* START *
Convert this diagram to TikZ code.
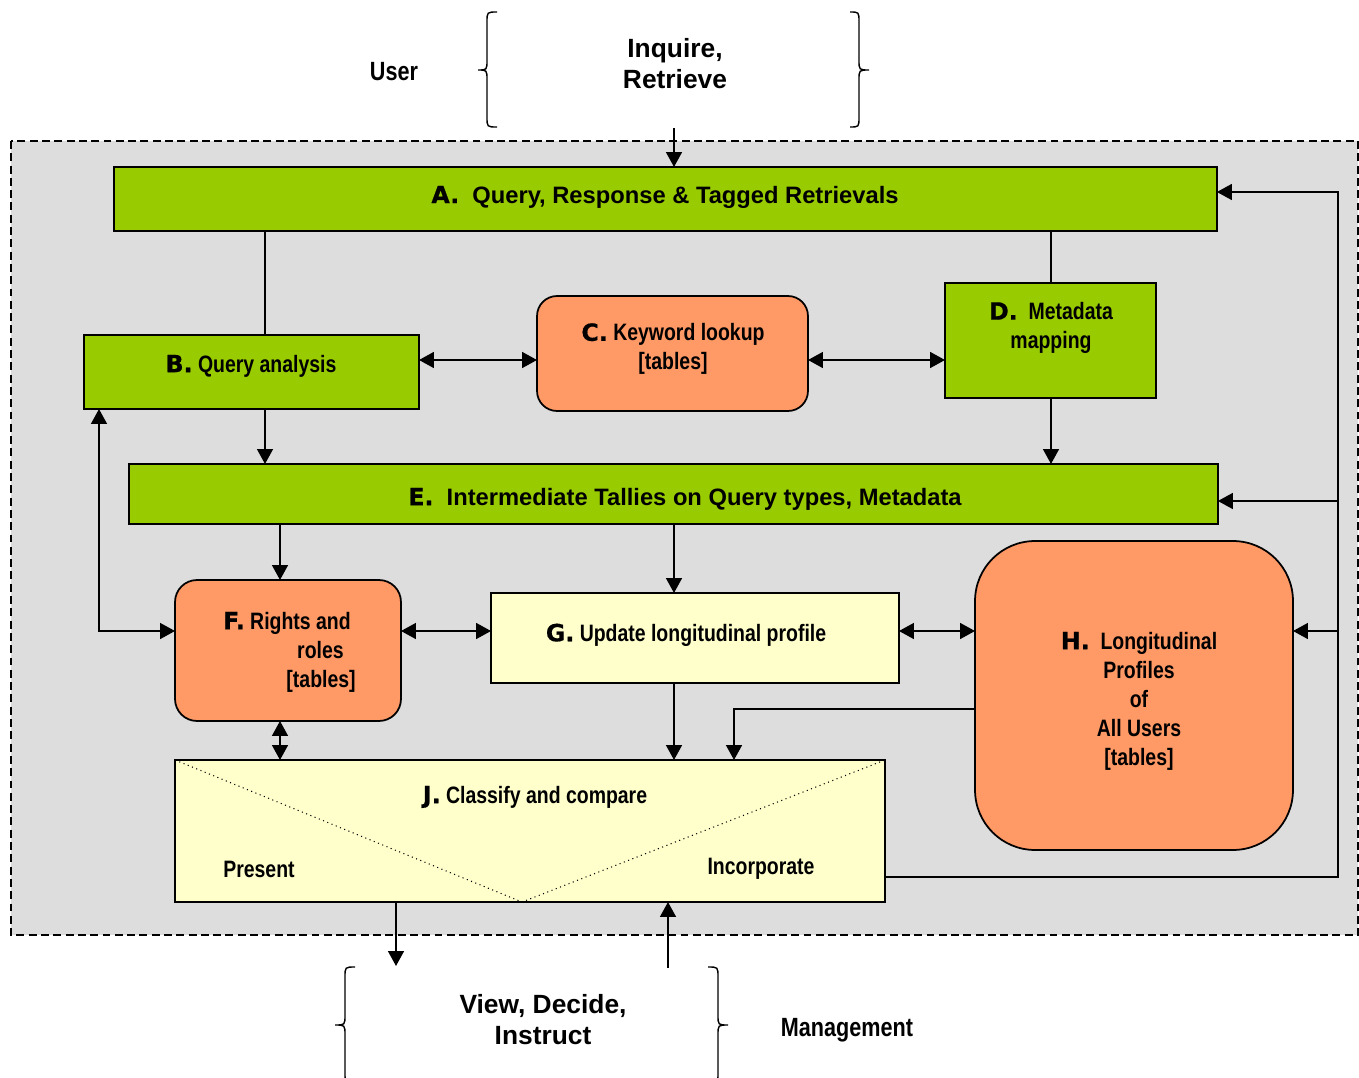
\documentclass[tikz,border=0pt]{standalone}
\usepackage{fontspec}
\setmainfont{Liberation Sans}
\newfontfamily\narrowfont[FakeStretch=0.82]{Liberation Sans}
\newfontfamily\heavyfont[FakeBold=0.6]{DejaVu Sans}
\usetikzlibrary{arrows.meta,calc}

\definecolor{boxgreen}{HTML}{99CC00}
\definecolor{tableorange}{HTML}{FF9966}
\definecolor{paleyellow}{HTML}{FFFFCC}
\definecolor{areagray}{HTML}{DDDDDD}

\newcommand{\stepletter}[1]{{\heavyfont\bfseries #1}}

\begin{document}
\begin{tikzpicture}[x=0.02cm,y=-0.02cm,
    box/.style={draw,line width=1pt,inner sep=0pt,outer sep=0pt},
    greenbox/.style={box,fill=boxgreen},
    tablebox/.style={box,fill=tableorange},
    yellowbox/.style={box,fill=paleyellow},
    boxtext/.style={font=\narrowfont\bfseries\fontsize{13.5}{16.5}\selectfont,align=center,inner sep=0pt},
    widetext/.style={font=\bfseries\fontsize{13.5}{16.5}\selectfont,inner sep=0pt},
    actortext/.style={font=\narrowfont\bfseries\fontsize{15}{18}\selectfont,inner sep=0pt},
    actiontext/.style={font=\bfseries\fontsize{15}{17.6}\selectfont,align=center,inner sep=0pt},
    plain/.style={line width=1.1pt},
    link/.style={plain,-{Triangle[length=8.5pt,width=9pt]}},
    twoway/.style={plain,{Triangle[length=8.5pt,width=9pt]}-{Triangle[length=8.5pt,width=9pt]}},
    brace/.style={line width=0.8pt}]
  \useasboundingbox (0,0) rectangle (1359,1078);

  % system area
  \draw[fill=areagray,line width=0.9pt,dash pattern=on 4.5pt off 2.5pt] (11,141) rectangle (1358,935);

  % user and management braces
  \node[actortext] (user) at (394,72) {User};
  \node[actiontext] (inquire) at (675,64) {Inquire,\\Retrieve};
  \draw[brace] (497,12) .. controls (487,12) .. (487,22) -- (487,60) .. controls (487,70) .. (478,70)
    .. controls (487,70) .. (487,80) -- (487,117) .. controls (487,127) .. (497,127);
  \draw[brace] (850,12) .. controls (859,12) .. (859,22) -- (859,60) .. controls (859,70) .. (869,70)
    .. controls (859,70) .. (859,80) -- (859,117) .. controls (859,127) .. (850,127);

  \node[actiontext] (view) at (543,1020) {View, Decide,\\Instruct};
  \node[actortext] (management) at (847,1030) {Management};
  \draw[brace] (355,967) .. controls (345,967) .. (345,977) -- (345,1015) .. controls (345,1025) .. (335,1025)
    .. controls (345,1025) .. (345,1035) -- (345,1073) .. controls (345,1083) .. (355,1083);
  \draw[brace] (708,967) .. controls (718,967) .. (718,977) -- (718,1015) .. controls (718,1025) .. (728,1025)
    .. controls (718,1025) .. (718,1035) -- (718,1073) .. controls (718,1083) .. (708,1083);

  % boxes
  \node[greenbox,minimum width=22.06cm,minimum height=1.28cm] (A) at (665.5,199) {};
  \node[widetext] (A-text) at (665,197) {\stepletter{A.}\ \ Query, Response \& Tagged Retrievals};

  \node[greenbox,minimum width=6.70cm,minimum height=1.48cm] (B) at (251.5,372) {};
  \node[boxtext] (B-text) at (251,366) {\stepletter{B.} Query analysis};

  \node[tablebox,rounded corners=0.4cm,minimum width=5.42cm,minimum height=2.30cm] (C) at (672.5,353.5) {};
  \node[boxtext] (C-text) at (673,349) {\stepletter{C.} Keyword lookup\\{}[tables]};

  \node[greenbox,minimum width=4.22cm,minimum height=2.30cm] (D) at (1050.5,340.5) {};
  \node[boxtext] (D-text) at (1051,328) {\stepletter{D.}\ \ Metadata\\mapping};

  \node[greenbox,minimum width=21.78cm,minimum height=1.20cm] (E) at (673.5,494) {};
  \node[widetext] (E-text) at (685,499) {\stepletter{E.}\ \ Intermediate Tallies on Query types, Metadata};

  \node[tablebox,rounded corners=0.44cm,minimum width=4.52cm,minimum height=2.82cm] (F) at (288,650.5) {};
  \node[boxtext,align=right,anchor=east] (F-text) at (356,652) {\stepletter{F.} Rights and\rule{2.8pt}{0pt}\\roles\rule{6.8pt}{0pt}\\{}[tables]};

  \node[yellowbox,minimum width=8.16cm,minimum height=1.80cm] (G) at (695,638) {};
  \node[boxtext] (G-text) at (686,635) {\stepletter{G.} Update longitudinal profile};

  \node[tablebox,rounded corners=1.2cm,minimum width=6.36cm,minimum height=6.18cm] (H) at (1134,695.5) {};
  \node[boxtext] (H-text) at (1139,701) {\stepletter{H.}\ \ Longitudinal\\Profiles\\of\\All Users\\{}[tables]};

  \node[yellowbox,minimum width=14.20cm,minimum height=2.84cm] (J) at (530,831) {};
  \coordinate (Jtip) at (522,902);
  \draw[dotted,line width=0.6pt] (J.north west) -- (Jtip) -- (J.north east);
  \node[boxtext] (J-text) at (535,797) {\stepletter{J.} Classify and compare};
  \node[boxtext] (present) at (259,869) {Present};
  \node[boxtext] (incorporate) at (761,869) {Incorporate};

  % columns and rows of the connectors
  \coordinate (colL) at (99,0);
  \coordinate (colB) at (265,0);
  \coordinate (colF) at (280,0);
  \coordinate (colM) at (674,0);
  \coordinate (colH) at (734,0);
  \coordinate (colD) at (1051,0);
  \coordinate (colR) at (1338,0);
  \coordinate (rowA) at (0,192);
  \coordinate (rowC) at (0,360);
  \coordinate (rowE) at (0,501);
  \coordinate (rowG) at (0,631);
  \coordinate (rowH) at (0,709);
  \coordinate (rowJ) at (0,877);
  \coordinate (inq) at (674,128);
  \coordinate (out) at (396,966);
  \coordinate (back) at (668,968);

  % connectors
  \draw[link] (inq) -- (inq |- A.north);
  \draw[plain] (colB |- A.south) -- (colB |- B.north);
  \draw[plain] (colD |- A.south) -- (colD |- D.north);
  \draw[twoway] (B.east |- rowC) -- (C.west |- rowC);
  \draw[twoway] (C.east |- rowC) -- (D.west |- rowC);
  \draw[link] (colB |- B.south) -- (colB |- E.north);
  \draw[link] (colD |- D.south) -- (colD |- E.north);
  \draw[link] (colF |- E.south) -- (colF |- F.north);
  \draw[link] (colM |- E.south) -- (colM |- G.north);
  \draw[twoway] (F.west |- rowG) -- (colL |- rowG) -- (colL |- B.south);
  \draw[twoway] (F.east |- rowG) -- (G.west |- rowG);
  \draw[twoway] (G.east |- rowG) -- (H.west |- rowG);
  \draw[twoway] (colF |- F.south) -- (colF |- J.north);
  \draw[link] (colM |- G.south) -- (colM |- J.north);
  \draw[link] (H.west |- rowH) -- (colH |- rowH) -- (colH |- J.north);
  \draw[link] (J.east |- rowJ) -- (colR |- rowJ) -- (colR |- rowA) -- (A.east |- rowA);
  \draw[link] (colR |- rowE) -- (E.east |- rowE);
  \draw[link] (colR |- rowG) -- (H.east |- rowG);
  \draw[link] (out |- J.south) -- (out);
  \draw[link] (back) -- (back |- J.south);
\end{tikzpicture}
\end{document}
* END *
* START *
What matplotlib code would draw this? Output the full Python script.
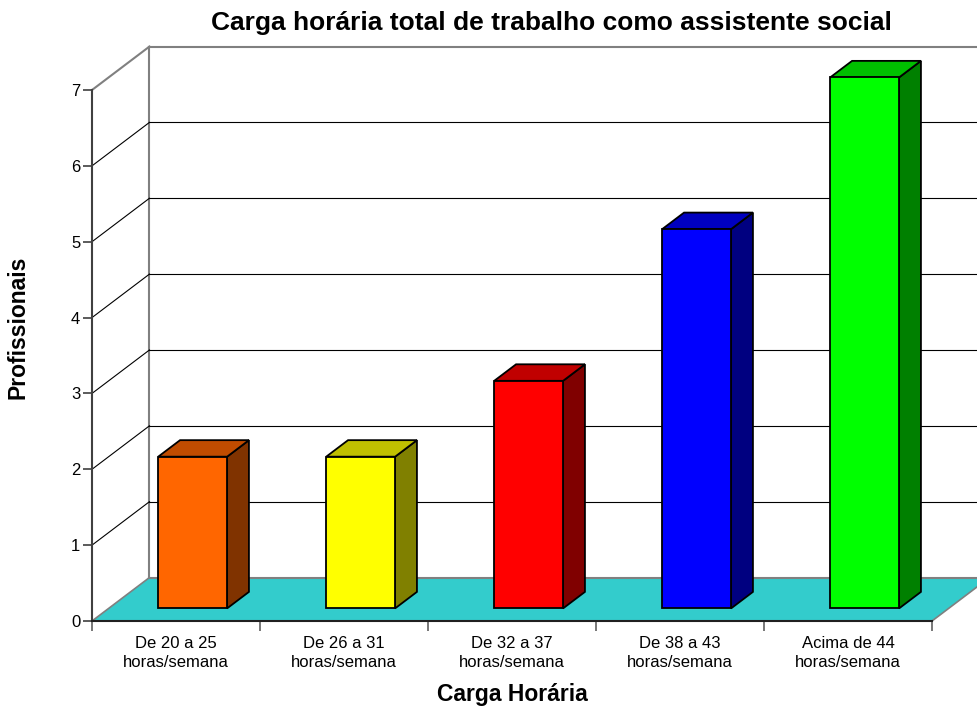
* END *
Set problem: Begin with the line where "Convert this diagram to TikZ code." appears and end with the line where "(0,0) rectangle (1359,1078);" appears. Copy only that stretch, exactly, with no pictures.

Output:
Convert this diagram to TikZ code.
\documentclass[tikz,border=0pt]{standalone}
\usepackage{fontspec}
\setmainfont{Liberation Sans}
\newfontfamily\narrowfont[FakeStretch=0.82]{Liberation Sans}
\newfontfamily\heavyfont[FakeBold=0.6]{DejaVu Sans}
\usetikzlibrary{arrows.meta,calc}

\definecolor{boxgreen}{HTML}{99CC00}
\definecolor{tableorange}{HTML}{FF9966}
\definecolor{paleyellow}{HTML}{FFFFCC}
\definecolor{areagray}{HTML}{DDDDDD}

\newcommand{\stepletter}[1]{{\heavyfont\bfseries #1}}

\begin{document}
\begin{tikzpicture}[x=0.02cm,y=-0.02cm,
    box/.style={draw,line width=1pt,inner sep=0pt,outer sep=0pt},
    greenbox/.style={box,fill=boxgreen},
    tablebox/.style={box,fill=tableorange},
    yellowbox/.style={box,fill=paleyellow},
    boxtext/.style={font=\narrowfont\bfseries\fontsize{13.5}{16.5}\selectfont,align=center,inner sep=0pt},
    widetext/.style={font=\bfseries\fontsize{13.5}{16.5}\selectfont,inner sep=0pt},
    actortext/.style={font=\narrowfont\bfseries\fontsize{15}{18}\selectfont,inner sep=0pt},
    actiontext/.style={font=\bfseries\fontsize{15}{17.6}\selectfont,align=center,inner sep=0pt},
    plain/.style={line width=1.1pt},
    link/.style={plain,-{Triangle[length=8.5pt,width=9pt]}},
    twoway/.style={plain,{Triangle[length=8.5pt,width=9pt]}-{Triangle[length=8.5pt,width=9pt]}},
    brace/.style={line width=0.8pt}]
  \useasboundingbox (0,0) rectangle (1359,1078);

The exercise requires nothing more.